Adult life has painted a very different picture for me from the blissful days I enjoyed in my childhood. So many things can break or go wrong in the vast world we grow to care about as adults, and they usually occur at the most inopportune times, don’t they? At times the bullets come so furiously that a new skirmish begins before we’ve even caught our breath from the last battle.
But more often than not, we’re likely to encounter joy and sorrow co-mingled in the same short space of time. Most days we live in the midst of the tension between shadow and light, where shadow tempts us to despair and light calls us like a siren to deeper hope.
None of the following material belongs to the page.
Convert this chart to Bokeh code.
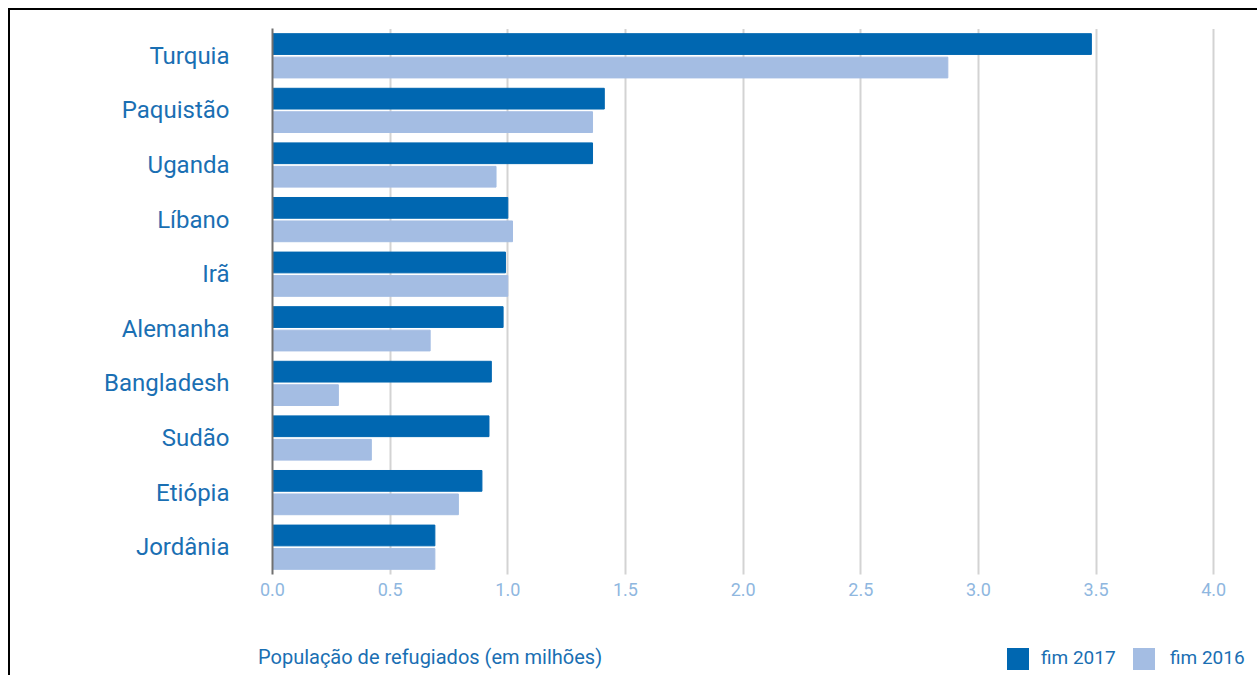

While our preference is to avoid the shadows and stay perpetually grounded in the light, there is no classroom like the shadowland to teach us to find God in all things.
Last weekend, within the span of just a few short hours, I received the joyful news that my oldest son got engaged and the sad news that my daughter had sustained yet another concussion while away at college. The shadow that fell on our daughter’s well-being threatened to eclipse the light of celebration of our son’s engagement.
All is grace
How do we stay strong and keep the faith when a crisis threatens our joy? How do we live with hope in both the promised land and the shadowland? When you’ve just hit a grand slam, is it even possible to be at peace with a strike out?
My tendency is to rejoice in the good times and to recoil at the bad. Even the labels I associate with them pronounce my judgment over them—good and bad.
But my training as a spiritual director and my study of Ignatian spirituality is teaching me a different way. Ignatius of Loyola taught that “all is grace,” meaning everything is a gift from the hand of God. Everything. The good, and the bad. The invitation to receive everything as grace draws us to the practice of finding God in all things, the shadow as well as the light.
Perhaps that’s why we read these words in the Book of Job—believed by many to be the most ancient writing in all of Scripture, “Shall we accept good from God and not trouble?” Can a shift in mindset to view all as grace help us find the presence of God in all things, the good as well as the bad?
Looking for grace in my daughter’s injury opens my eyes to see things differently. I recognize her God-given maturity and wisdom to know she needed to come home to heal, and I silently give thanks. I savor the unexpected gift of having her home for the week, and I thank God for this gift. I choose to believe God is working this for good in her life, even if I never understand it, and I am reminded of his presence with her. Recognizing unexpected disappointments as grace frees me from wanting to change things I cannot change, and invites me instead to let it be.
I’d still prefer to receive news of engagements rather than concussions, but the practice of accepting all as grace allows me to find God in all things, and that keeps me grounded in the light.